The New Solidarity: Pro-Life and Social Justice

Domingo  agrees that, for too long, Catholics have been divided on social issues along “pro-life” and “social justice” lines — wounds in the fabric of Catholic social action.

But Domingoʼs efforts are aimed at helping Catholics, especially at the parish level, realize that those who work for justice for the unborn, the disabled, the elderly and those who work for justice for the poor, disadvantaged and abused are all working on the same team.

“Weʼre trying to help them see it is not ʻeither-or,ʼ but it is ʻboth-and,ʼ” she said. “There is no reason that we canʼt all stand shoulder to shoulder doing this work.”

Domingo recognizes that different levels of moral gravity exist on various life and social-justice issues. But she wants Catholics to see that the same spirit animates them: a Gospel-rooted love and concern for the human person.

The pregnant woman in need of help, she explains, shows how they both have to work together. Not only does that woman need support for her baby, but she also may need food and shelter, health care or a job.

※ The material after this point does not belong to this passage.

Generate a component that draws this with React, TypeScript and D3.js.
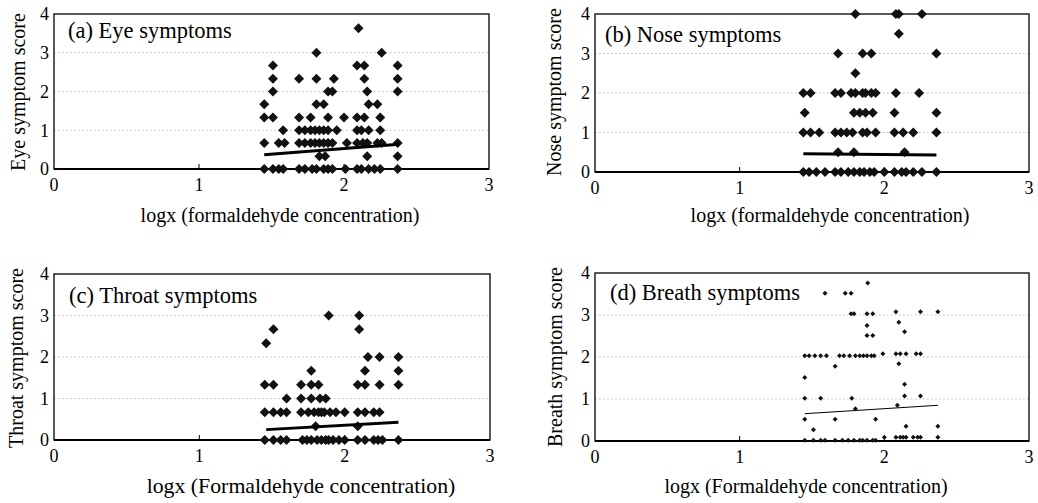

And this example given by Domingo shows how what are commonly called “pro-life” and “social justice” ministries are really two sides of the same coin: the Catholic consistent ethic of life.

“I think this is a better model to rally people,” she says. There are only so many hours in the day, she points out, and people need to work in those areas where God has given them a passion.

But she wants them to talk with each other, collaborate and share their experiences. Ultimately, she wants every Catholic to realize that whatever the work, they are all on the same team as ambassadors for life, justice and peace.

She says, “More than anything I would like to see people living that.”

Peter Jesserer Smith is a Register staff writer.